Wirtschaft bricht über 20 Prozent ein: Briten leiden am schlimmsten

Großbritannien trifft die erste Rezession seit elf Jahren: Die Wirtschaft ist durch Corona schwerer abgestürzt als die aller anderen Staaten Europas.

Premier Boris Johnson mit Pfeil und Bogen bei einem Sommercamp einer Schule in Upminister

Zielt mit seinen Maßnahmen nicht immer in die richtige Richtung: Premier Boris Johnson Foto: Lucy Young/Pool/ap

LONDON taz | „Hunderttausende Menschen haben bereits ihren Arbeitsplatz verloren. Leider wird es in den kommenden Monaten zu weiteren Verlusten kommen.“ Mit diesen ernsten Worten meldete sich der britische Finanzminister Rishi Sunak am Mittwochmorgen. Kurz zuvor hatte das Statistikamt ONS erklärt, dass das Vereinigte Königreich zum ersten Mal seit elf Jahren in eine Rezession gerutscht war.

Der Fall des Bruttoinlandsprodukts zwischen April und Juni um 20,4 Prozent ist das größte Quartalsminus, das Großbritannien je erlebt hat. Und sogar das größte Minus eines europäischen oder G7-Staates überhaupt für diesen Zeitraum.

Bereits im ersten Quartal 2020 war das Bruttoinlandsprodukt der zweitgrößten Wirtschaftsnation Europas um 2,2 Prozent gesunken, nicht zuletzt wegen des Brexit.

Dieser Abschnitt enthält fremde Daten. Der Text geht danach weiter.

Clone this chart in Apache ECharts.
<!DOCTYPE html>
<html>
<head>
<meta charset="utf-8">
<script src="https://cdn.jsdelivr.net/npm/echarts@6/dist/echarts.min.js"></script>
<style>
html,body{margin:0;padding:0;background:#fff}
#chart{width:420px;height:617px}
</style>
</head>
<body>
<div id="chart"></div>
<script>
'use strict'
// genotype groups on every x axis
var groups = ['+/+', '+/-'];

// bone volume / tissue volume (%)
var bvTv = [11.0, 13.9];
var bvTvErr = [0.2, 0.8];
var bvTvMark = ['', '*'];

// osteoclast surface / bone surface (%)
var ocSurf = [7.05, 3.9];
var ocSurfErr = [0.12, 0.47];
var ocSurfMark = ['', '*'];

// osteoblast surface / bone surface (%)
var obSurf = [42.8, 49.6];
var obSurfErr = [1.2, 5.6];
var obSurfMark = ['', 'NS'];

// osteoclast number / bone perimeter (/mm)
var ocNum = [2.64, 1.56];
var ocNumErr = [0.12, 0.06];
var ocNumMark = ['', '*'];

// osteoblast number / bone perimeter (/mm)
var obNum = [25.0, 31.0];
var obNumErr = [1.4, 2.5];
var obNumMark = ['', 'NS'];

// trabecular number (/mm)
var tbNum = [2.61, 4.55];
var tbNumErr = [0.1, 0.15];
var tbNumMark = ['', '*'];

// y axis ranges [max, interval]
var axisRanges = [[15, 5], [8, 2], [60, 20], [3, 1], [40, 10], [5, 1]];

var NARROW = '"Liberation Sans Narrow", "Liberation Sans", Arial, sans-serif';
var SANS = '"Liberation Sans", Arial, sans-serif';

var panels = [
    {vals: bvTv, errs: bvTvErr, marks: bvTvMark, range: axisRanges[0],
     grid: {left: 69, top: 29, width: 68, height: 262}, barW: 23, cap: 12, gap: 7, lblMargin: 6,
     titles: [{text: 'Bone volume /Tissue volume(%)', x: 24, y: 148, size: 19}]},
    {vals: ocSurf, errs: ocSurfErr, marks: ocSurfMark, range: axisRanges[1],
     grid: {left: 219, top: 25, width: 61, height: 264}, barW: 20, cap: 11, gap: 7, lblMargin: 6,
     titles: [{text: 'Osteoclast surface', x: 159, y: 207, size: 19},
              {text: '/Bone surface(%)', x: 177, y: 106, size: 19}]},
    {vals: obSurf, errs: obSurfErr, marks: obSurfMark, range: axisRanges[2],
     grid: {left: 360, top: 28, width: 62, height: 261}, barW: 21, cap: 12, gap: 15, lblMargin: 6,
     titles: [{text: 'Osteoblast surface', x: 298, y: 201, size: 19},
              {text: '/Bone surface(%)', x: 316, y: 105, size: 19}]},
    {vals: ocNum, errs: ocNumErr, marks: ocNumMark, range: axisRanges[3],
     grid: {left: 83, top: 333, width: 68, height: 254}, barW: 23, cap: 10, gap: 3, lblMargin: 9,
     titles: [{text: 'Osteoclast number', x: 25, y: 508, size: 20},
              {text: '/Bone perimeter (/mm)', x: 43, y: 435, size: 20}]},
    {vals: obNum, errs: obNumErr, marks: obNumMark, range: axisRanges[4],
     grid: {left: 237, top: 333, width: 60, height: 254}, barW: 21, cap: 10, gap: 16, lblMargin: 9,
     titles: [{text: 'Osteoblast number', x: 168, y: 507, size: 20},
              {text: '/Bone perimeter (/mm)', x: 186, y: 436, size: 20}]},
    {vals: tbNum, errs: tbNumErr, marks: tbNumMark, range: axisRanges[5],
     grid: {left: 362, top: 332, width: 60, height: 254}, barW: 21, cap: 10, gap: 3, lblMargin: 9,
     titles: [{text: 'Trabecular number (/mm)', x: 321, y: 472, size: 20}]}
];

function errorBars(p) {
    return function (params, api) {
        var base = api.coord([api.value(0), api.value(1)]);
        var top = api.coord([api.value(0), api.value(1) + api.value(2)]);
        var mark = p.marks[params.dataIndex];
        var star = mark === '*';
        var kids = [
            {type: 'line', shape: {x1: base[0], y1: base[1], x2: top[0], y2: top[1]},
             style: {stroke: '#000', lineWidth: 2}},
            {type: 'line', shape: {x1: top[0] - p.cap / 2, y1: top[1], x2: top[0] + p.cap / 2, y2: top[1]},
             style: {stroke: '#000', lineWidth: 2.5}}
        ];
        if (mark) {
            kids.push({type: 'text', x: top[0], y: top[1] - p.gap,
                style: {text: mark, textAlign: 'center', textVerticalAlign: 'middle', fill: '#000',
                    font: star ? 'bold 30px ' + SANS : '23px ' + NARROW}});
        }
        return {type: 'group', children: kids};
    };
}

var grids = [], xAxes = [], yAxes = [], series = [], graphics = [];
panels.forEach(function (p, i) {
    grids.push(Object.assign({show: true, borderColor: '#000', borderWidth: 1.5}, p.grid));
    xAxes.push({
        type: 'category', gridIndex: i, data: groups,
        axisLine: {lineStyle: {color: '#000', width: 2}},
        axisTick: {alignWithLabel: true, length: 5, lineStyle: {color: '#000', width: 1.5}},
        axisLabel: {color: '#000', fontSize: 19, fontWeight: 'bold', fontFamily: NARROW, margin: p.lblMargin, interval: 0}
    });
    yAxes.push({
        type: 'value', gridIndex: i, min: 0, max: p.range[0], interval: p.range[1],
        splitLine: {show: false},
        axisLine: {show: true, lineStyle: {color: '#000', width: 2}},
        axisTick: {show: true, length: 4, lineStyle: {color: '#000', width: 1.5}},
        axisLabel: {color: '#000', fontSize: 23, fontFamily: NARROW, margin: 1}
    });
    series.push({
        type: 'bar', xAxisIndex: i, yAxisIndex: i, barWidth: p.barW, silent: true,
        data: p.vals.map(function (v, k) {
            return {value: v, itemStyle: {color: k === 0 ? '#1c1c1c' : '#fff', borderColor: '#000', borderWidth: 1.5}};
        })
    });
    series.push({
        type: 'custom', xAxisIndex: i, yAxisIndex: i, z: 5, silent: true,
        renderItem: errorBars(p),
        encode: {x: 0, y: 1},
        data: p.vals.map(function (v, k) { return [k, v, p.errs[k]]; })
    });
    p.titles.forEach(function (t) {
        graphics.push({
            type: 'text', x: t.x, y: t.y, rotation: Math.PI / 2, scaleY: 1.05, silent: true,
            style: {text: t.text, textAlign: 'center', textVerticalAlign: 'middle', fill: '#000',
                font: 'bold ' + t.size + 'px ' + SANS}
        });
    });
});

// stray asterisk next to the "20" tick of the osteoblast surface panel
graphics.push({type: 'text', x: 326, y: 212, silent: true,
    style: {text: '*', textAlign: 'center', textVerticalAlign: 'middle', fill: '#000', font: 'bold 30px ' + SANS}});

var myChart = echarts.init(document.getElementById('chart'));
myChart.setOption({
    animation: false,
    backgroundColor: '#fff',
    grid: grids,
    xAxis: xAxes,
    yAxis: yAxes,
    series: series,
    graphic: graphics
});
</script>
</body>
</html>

Wenn die Wirtschaft zwei Quartale hintereinander schrumpft, sprechen ExpertInnen von einer „Rezession“. Für das erste Halbjahr 2020 liegt das Minus sogar bei 21,2 Prozent – und damit nur knapp oberhalb Spaniens (–22,7).

Als Auslöser gilt die Coronapandemie. Großbritannien erlitt mit 46.628 Toten die höchste Opferzahl in Europa und eine der höchsten weltweit. Die Lockdown-Maßnahmen waren deshalb ausgeprägter als in anderen Industrienationen; mit langfristigen Schließungen von Gewerbe und Industrie. „Die Pandemie hat innerhalb von zwei Monaten das Wachstum von 17 Jahren ausgelöscht“, hieß es im Bericht der ONS.

Besonders peinlich

Die Ausmaße der Rezession sind für die britische Regierung besonders peinlich, weil sie am Anfang der Pandemie mit dem Lockdown gezögert hatte, auch um die Firmen zu schonen. Auch in Großbritannien wurden großzügige staatliche Hilfen wie die Übernahme von Gehältern und günstige Kredite gewährt, um das Schlimmste zu vermeiden.

Finanzminister Sunak erklärte, er habe bereits vor Monaten vor schweren Zeiten gewarnt. Niemand brauche jedoch zu verzweifeln. „Wir wissen, dass manche nicht mehr an ihre alten Arbeitsplätze zurückkehren können. Wir haben deshalb Maßnahmen wie unsere Essensgutscheine, unsere Kick­startinitiative zur Arbeitsvermittlung junger Leute und unsere Lehrinitiative für neue Arbeitschancen gestartet“, sagte Sunak und versuchte, die Bevölkerung zur Rückkehr in die Büros zu animieren.

Die britischen Wirtschaftsverbände fordern indes noch mehr Unterstützung: Unter anderem verlängerte Lohnfortzahlung, mehr Kredite und weniger Abgaben an den Staat. Anneliese Dodds, Labours Schattenfinanzministerin, kritisierte, dass die Regierung bereits ein Ende der Lohnhilfen für Arbeitnehmer*innen angekündigt hatte – ähnlich der deutschen Kurzarbeit: „Der Premierminister mag sagen, dass während einer globalen Pandemie nur so und so viel getan werden könne, aber das erklärt nicht, warum unsere Wirtschaft so schlecht im Vergleich zu anderen Ländern liegt“, sagte sie.

Kleine Lichtblicke

Immerhin gab es auch kleine Lichtblicke: Im Juni legte die Wirtschaftsleistung im Vergleich zum Mai um 8,7 Prozent zu, war damit aber immer noch 17,2 Prozent schwächer als im Februar – vor dem Ausbruch der Pandemie.

Die Aussichten sind düster: Im Herbst und Winter droht nicht nur eine zweite Coronawelle, sondern auch das Ende der Brexit-Übergangsperiode. Derweil stocken die Gespräche über ein Anschlussabkommen mit der EU. Ohne Einigung droht zum Jahreswechsel ein harter Bruch mit Zöllen und Handelshemmnissen. Eine Frist zur Verlängerung des Übergangszeitraums ließ London Ende Juni ungenutzt verstreichen.